Brighter Day started as a unit of the national A Better Chance (ABC) organization, which also has chapters in Edina and Rochester. In 1997, a business donated two homes valued at $1 million to house the students.

But in 2009, the program started unraveling, losing credibility, students — and money.

That year, the IRS issued an order of delinquency against the foundation for failing to pay more than $11,600 in payroll taxes in 2009 and 2010. Although the debt was later paid, state investigators said, the IRS revoked the foundation’s tax-exempt status in 2010 because it had not filed returns for three consecutive years.

The national ABC disassociated itself from the Eden Prairie program, leading the local chapter to change its name to A Brighter Day in 2010.

But the new name did little to create a new start.

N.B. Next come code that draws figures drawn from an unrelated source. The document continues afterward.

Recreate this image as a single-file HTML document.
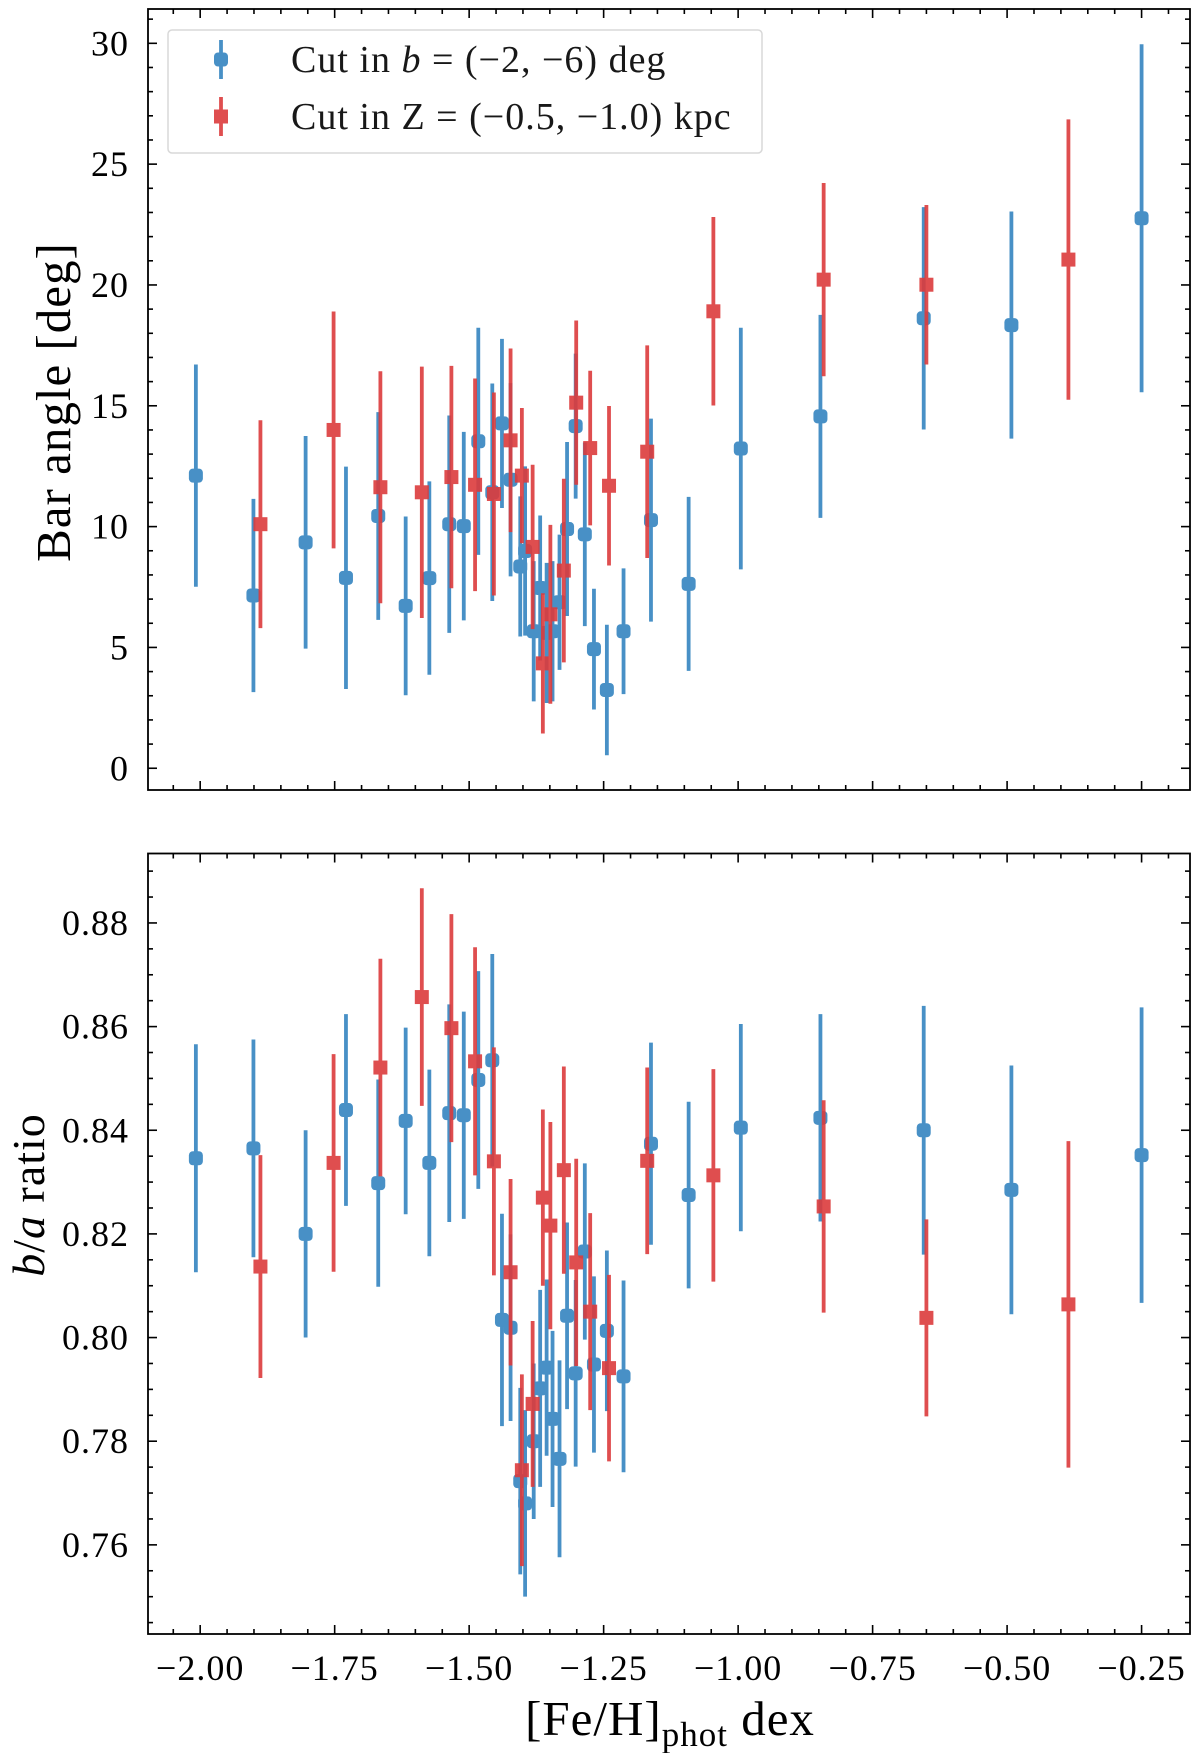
<!DOCTYPE html>
<html><head><meta charset="utf-8"><style>
html,body{margin:0;padding:0;background:#fff;}
svg{display:block;font-family:"Liberation Serif",serif;}
</style></head><body>
<svg id="fig" width="1200" height="1753" viewBox="0 0 1200 1753" xmlns="http://www.w3.org/2000/svg"></svg>
<script>
// shared metallicity bins
const xBlue=[-2.008,-1.901,-1.804,-1.729,-1.669,-1.618,-1.574,-1.537,-1.510,-1.483,-1.457,-1.439,-1.423,-1.405,-1.396,-1.380,-1.368,-1.356,-1.345,-1.332,-1.318,-1.302,-1.285,-1.268,-1.244,-1.213,-1.162,-1.092,-0.995,-0.847,-0.655,-0.492,-0.250];
const xRed=[-1.888,-1.752,-1.665,-1.588,-1.533,-1.489,-1.454,-1.423,-1.402,-1.382,-1.363,-1.349,-1.324,-1.301,-1.275,-1.240,-1.169,-1.046,-0.841,-0.650,-0.386];
// top panel: bar angle
const angBlue=[12.11,7.15,9.35,7.88,10.44,6.72,7.87,10.1,10.02,13.53,11.42,14.27,11.94,8.35,8.99,5.67,7.46,5.6,5.67,6.87,9.9,14.16,9.68,4.93,3.24,5.67,10.27,7.63,13.23,14.56,18.62,18.34,22.76];
const angBlueErr=[4.6,4.0,4.4,4.6,4.3,3.7,4.0,4.5,3.9,4.7,4.5,3.5,4.0,2.9,3.5,2.9,3.0,2.9,2.9,2.8,3.6,3.0,3.8,2.5,2.7,2.6,4.2,3.6,5.0,4.2,4.6,4.7,7.2];
const angRed=[10.1,14.0,11.63,11.42,12.05,11.73,11.35,13.57,12.11,9.16,4.34,6.37,8.18,15.13,13.25,11.69,13.1,18.91,20.22,20.01,21.05];
const angRedErr=[4.3,4.9,4.8,5.2,4.6,4.4,4.2,3.8,2.8,3.4,2.9,3.7,3.8,3.4,3.2,3.3,4.4,3.9,4.0,3.3,5.8];
// bottom panel: b/a ratio
const baBlue=[0.8346,0.8365,0.8200,0.8439,0.8298,0.8418,0.8337,0.8433,0.8429,0.8497,0.8535,0.8034,0.8019,0.7723,0.7680,0.7800,0.7902,0.7942,0.7843,0.7766,0.8042,0.7931,0.8166,0.7948,0.8013,0.7925,0.8374,0.8275,0.8405,0.8424,0.8400,0.8285,0.8352];
const baBlueErr=[0.022,0.021,0.020,0.0185,0.020,0.018,0.018,0.021,0.020,0.021,0.0205,0.0205,0.018,0.018,0.018,0.015,0.019,0.017,0.017,0.019,0.018,0.018,0.017,0.017,0.0155,0.0185,0.0195,0.018,0.020,0.020,0.024,0.024,0.0285];
const baRed=[0.8137,0.8337,0.8521,0.8657,0.8597,0.8533,0.8340,0.8126,0.7744,0.7872,0.8270,0.8216,0.8323,0.8145,0.8050,0.7941,0.8341,0.8313,0.8253,0.8038,0.8064];
const baRedErr=[0.0215,0.021,0.021,0.021,0.022,0.022,0.022,0.018,0.0185,0.016,0.017,0.020,0.020,0.020,0.019,0.018,0.018,0.0205,0.0205,0.019,0.0315];
const xTicks=[-2.00,-1.75,-1.50,-1.25,-1.00,-0.75,-0.50,-0.25];
const xTickLabels=["\u22122.00","\u22121.75","\u22121.50","\u22121.25","\u22121.00","\u22120.75","\u22120.50","\u22120.25"];
const angTicks=[0,5,10,15,20,25,30];
const baTicks=[0.76,0.78,0.80,0.82,0.84,0.86,0.88];

const NS="http://www.w3.org/2000/svg";
const svg=document.getElementById('fig');
function mk(tag,attrs,parent){const e=document.createElementNS(NS,tag);for(const k in attrs)e.setAttribute(k,attrs[k]);(parent||svg).appendChild(e);return e;}

const L=148,R=1190;
const xmin=-2.097,xmax=-0.160;
const X=v=>L+(v-xmin)/(xmax-xmin)*(R-L);
const BLUE="#3585c0",RED="#dc3b3c";

function panel(name,top,bot,ymin,ymax,majors,minorStep,fmt,showX){
  const Y=v=>bot-(v-ymin)/(ymax-ymin)*(bot-top);
  const g=mk('g',{});
  
  
  const tg=mk('g',{stroke:'#000','stroke-width':1.6},g);
  
  
  for(let v=-2.10;v<=-0.15;v+=0.05){const vv=Math.round(v*100)/100;if(vv<xmin||vv>xmax)continue;
    const maj=xTicks.some(t=>Math.abs(t-vv)<1e-6);const len=maj?9:5;const x=X(vv);
    mk('line',{x1:x,x2:x,y1:bot,y2:bot-len},tg);mk('line',{x1:x,x2:x,y1:top,y2:top+len},tg);}
  for(let v=Math.ceil(ymin/minorStep)*minorStep;v<=ymax;v+=minorStep){
    const maj=majors.some(t=>Math.abs(t-v)<minorStep/10);const len=maj?9:5;const y=Y(v);
    mk('line',{x1:L,x2:L+len,y1:y,y2:y},tg);mk('line',{x1:R,x2:R-len,y1:y,y2:y},tg);}
  majors.forEach(t=>{const tx=mk('text',{x:129,y:Y(t)+12,'text-anchor':'end','font-size':36,'letter-spacing':1},g);tx.textContent=fmt(t);
    
    });
  if(showX){xTicks.forEach((t,i)=>{const tx=mk('text',{x:X(t),y:1680,'text-anchor':'middle','font-size':36,'letter-spacing':1},g);tx.textContent=xTickLabels[i];
    
    });}
  mk('rect',{x:L,y:top,width:R-L,height:bot-top,fill:'none',stroke:'#000','stroke-width':1.8},g);
  return {g,Y};
}
function series(p,name,xs,ys,es,color,round){
  const g=mk('g',{opacity:0.9},p.g);
  
  
  xs.forEach((x,i)=>{
    const l=mk('line',{x1:X(x),x2:X(x),y1:p.Y(ys[i]-es[i]),y2:p.Y(ys[i]+es[i]),stroke:color,'stroke-width':3.8},g);
    
    
    const m=mk('rect',{x:X(x)-7,y:p.Y(ys[i])-7,width:14,height:14,rx:round?4:0,fill:color},g);
    
    
  });
}
const p1=panel('bar-angle',9,790,-0.9,31.42,angTicks,1,v=>String(v),false);
series(p1,'series-b-cut',xBlue,angBlue,angBlueErr,BLUE,true);
series(p1,'series-z-cut',xRed,angRed,angRedErr,RED,false);
const p2=panel('ba-ratio',853.5,1634,0.7428,0.8934,baTicks,0.005,v=>v.toFixed(2),true);
series(p2,'series-b-cut-ratio',xBlue,baBlue,baBlueErr,BLUE,true);
series(p2,'series-z-cut-ratio',xRed,baRed,baRedErr,RED,false);
</script>
<svg style="position:absolute;left:0;top:0" width="1200" height="1753" font-family="Liberation Serif, serif">
  <g>
    <rect x="168" y="30" width="594" height="123" rx="4" fill="#fff" fill-opacity="0.85" stroke="#d8d8d8" stroke-width="1.5"/>
    <g opacity="0.9">
      <line x1="221" x2="221" y1="40" y2="79" stroke="#3585c0" stroke-width="3.8"/>
      <rect x="214" y="52.5" width="14" height="14" rx="4" fill="#3585c0"/>
      <text x="291" y="72" font-size="38" letter-spacing="1" fill="#000">Cut in <tspan font-style="italic">b</tspan> = (−2, −6) deg</text>
    </g>
    <g opacity="0.9">
      <line x1="221" x2="221" y1="97" y2="136" stroke="#dc3b3c" stroke-width="3.8"/>
      <rect x="214" y="109.5" width="14" height="14" fill="#dc3b3c"/>
      <text x="291" y="129" font-size="38" letter-spacing="1" fill="#000">Cut in Z = (−0.5, −1.0) kpc</text>
    </g>
  </g>
  <text transform="translate(70,402) rotate(-90)" text-anchor="middle" font-size="49" letter-spacing="1">Bar angle [deg]</text>
  <text transform="translate(44,1195) rotate(-90)" text-anchor="middle" font-size="46" letter-spacing="1"><tspan font-style="italic">b</tspan>/<tspan font-style="italic">a</tspan> ratio</text>
  <text x="670" y="1735" text-anchor="middle" font-size="49" letter-spacing="1">[Fe/H]<tspan font-size="35" dy="11">phot</tspan><tspan dy="-11"> dex</tspan></text>
</svg>
</body></html>
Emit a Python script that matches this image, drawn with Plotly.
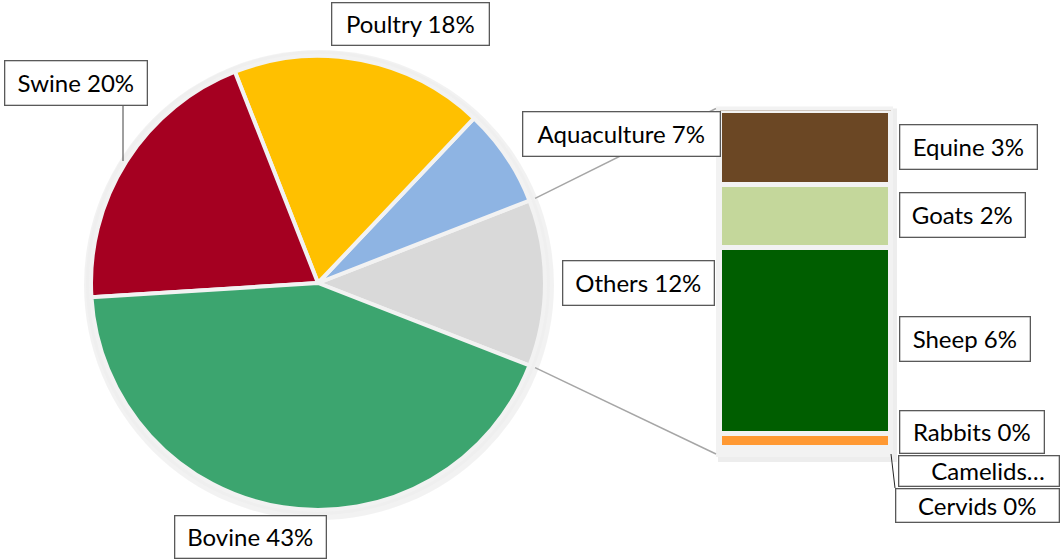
import math
import plotly.graph_objects as go

# ---------------- data ----------------
main_labels = ["Aquaculture", "Poultry", "Swine", "Bovine"]
main_values = [7.0, 18.0, 20.0, 43.0]
main_colors = ["#8EB4E3", "#FFC000", "#A50021", "#3CA56F"]

other_labels = ["Equine", "Goats", "Sheep", "Rabbits", "Camelids", "Cervids"]
other_values = [2.56, 2.17, 6.40, 0.49, 0.11, 0.09]
other_colors = ["#6B4724", "#C4D79B", "#005E00", "#FF9933", "#C0504D", "#7F7F7F"]
others_name = "Others"
others_color = "#D9D9D9"

# ---------------- layout constants ----------------
W, H = 1064, 560
CX, CY, R = 318, 283, 227          # pie centre / radius in px
BAR_X0, BAR_X1 = 720, 891          # bar column in px
BAR_TOP, BAR_BOT = 110.5, 453      # bar extent in px
FONT = "Lato, 'Open Sans', sans-serif"

others_total = sum(other_values)
total = sum(main_values) + others_total

pie_labels = [others_name] + main_labels
pie_values = [others_total] + main_values
pie_colors = [others_color] + main_colors

others_angle = others_total / total * 360.0


def px(x):
    return x / W


def py(y):
    return 1 - y / H


def pct(v):
    return f"{round(v / total * 100):.0f}%"


fig = go.Figure()

# outer ring / shadow of the pie
fig.add_shape(type="circle", xref="paper", yref="paper",
              x0=px(CX - R - 7), x1=px(CX + R + 9), y0=py(CY + R + 10), y1=py(CY - R - 6),
              fillcolor="rgba(0,0,0,0.05)", line=dict(width=0), layer="below")
fig.add_shape(type="circle", xref="paper", yref="paper",
              x0=px(CX - R - 5), x1=px(CX + R + 5), y0=py(CY + R + 5), y1=py(CY - R - 5),
              fillcolor="#EFEFEF", line=dict(width=0), layer="below")

# bar panel with shadow
fig.add_shape(type="rect", xref="paper", yref="paper",
              x0=px(BAR_X0 - 2), x1=px(BAR_X1 + 6), y0=py(BAR_BOT + 9), y1=py(BAR_TOP - 2),
              fillcolor="rgba(0,0,0,0.07)", line=dict(width=0), layer="below")
fig.add_shape(type="rect", xref="paper", yref="paper",
              x0=px(BAR_X0 - 4), x1=px(BAR_X1 + 2), y0=py(BAR_BOT + 4), y1=py(BAR_TOP - 4),
              fillcolor="#F2F2F2", line=dict(width=0), layer="below")

fig.add_trace(go.Pie(
    labels=pie_labels, values=pie_values, sort=False,
    direction="counterclockwise", rotation=90 - others_angle / 2,
    marker=dict(colors=pie_colors, line=dict(color="#F2F2F2", width=4)),
    textinfo="none", hoverinfo="label+percent", showlegend=False,
    domain=dict(x=[px(CX - R), px(CX + R)], y=[py(CY + R), py(CY - R)]),
))

# stacked bar (bottom first)
for lab, val, col in reversed(list(zip(other_labels, other_values, other_colors))):
    fig.add_trace(go.Bar(
        x=[0], y=[val], name=lab, marker=dict(color=col, line=dict(color="#F2F2F2", width=5)),
        showlegend=False, hoverinfo="name+y", width=1,
    ))

# connector lines from the "Others" slice to the bar
a = math.radians(others_angle / 2)
ex = CX + (R + 6) * math.cos(a)
ey_top = CY - (R + 6) * math.sin(a)
ey_bot = CY + (R + 6) * math.sin(a)
for ey, by in [(ey_top, BAR_TOP - 2), (ey_bot, BAR_BOT + 1)]:
    fig.add_shape(type="line", xref="paper", yref="paper",
                  x0=px(ex), y0=py(ey), x1=px(BAR_X0 - 4), y1=py(by),
                  line=dict(color="#A6A6A6", width=1.5), layer="below")

# leader line for Swine label and for the tiny bar items
fig.add_shape(type="line", xref="paper", yref="paper",
              x0=px(123), x1=px(123), y0=py(106), y1=py(161),
              line=dict(color="#404040", width=1))
fig.add_shape(type="line", xref="paper", yref="paper",
              x0=px(891), x1=px(895), y0=py(454), y1=py(488),
              line=dict(color="#262626", width=1))

# ---------------- labels ----------------
# centre (px) and box size (px) of each label
label_box = {
    "Poultry": (410, 24, 159, 44),
    "Swine": (76, 83, 144, 46),
    "Aquaculture": (621, 134, 199, 46),
    others_name: (638, 283, 153, 46),
    "Bovine": (250, 537, 153, 44),
    "Equine": (968, 147, 139, 46),
    "Goats": (962, 215, 127, 46),
    "Sheep": (965, 339, 132, 46),
    "Rabbits": (972, 432, 146, 44),
    "Camelids": (979, 471, 162, 32),
    "Cervids": (977, 505, 165, 35),
}

texts = {lab: f"{lab} {pct(v)}" for lab, v in zip(pie_labels, pie_values)}
texts.update({lab: f"{lab} {pct(v)}" for lab, v in zip(other_labels, other_values)})
texts["Camelids"] = "   Camelids…"

for lab, (x, y, bw, bh) in label_box.items():
    pad = 1
    fig.add_annotation(
        x=px(x), y=py(y), xref="paper", yref="paper", text=texts[lab], showarrow=False,
        font=dict(family=FONT, size=24, color="#000000"),
        bgcolor="#FFFFFF", bordercolor="#595959", borderwidth=1.3,
        borderpad=pad, xanchor="center", yanchor="middle",
        width=bw - 2 * pad - 3, height=bh - 2 * pad - 3, align="center", valign="middle",
    )

fig.update_layout(
    width=W, height=H, margin=dict(l=0, r=0, t=0, b=0),
    paper_bgcolor="#FFFFFF", plot_bgcolor="rgba(0,0,0,0)",
    barmode="stack", bargap=0,
    xaxis=dict(domain=[px(BAR_X0), px(BAR_X1)], range=[-0.5, 0.5], visible=False, fixedrange=True),
    yaxis=dict(domain=[py(BAR_BOT), py(BAR_TOP)], range=[0, others_total], visible=False, fixedrange=True),
    font=dict(family=FONT),
)

fig.write_html("out.html", config={"displayModeBar": False},
               post_script="document.body.style.margin='0';document.body.style.overflow='hidden';")
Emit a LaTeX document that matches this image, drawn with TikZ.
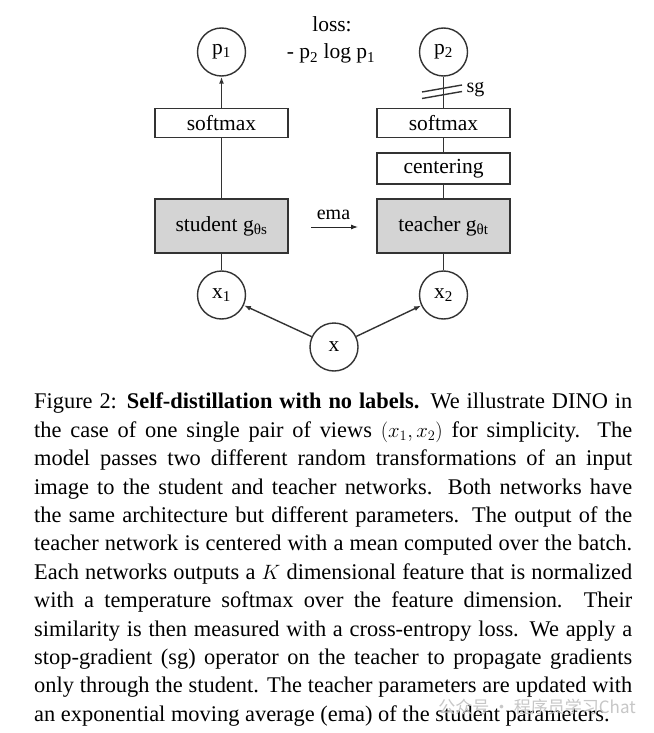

The two homes fell into foreclosure in 2011. Board minutes weren’t filed. And ABD did not file required annual reports despite fundraising. According to the past federal 990 forms filed with the IRS, Gay was paid $50,000 a year for 70 hours of work a week.

The program has essentially been defunct since the summer of 2012, when the last new students to go through the program left. Many board directors resigned last year over financial management. The remaining two told state investigators they didn’t make financial decisions; one had never been to Minnesota.

‘Whole mess of fraud’

Stoebner, who said he was unaware of the seriousness of the nonprofit’s mismanagement, tried to save it last year by paying for one of the homes; the bank agreed to donate the other to ABD. Stoebner said the agreement was that the Gays would rent the home for a year and then buy it back for the nonprofit.

Instead, last October, Gardner Gay sold the house donated by the bank for $425,000 to buy the house that Stoebner had paid for and which he and his wife had been renting. Stoebner’s daughter, who owned the rental house, stopped the $200,000 sale and gave them an eviction notice, saying that they couldn’t buy the house for personal use with ABD’s money.

Gay’s wife, Bridget, sued the Stoebners, and has since used $66,000 of the charity’s money to pay for attorney fees, according to the state. The next court hearing is March 27.

“We’re glad the attorney general is taking this step,” said Brian Niemczyk, Stoebner’s attorney. “That certainly helps our case. If the attorney general’s lawsuit is successful, it gets ABD back to all the good things it did for kids.”

Meanwhile, the Gays continue to rent the house. And since October, investigators say, Gay has spent $220,000 of the charity’s money for things such as airfare, cash, massages, groceries, gas and tires — without documenting how it related to the charity.

Gay admitted to investigators that some of it was for personal expenses but argues that others were legitimate nonprofit expenses. Since October, he also wrote out checks from the charity’s account such as $8,600 to his children for “reimbursements,” nearly $13,000 to his wife for “reimbursements” and more than $23,000 to himself for “payroll,” “bills” and “reimbursements.”

He told investigators he has mentored four former students three to four hours a week since last summer. About $130,000 remains in the nonprofit’s account. And the foundation has agreed to dissolve.

But Stoebner doesn’t know whether any of the donated money will be paid back.

“I think this is only the top of this whole mess of fraud,” he said. “I don’t regret helping the organization, but I regret being conned by Mr. Gay.”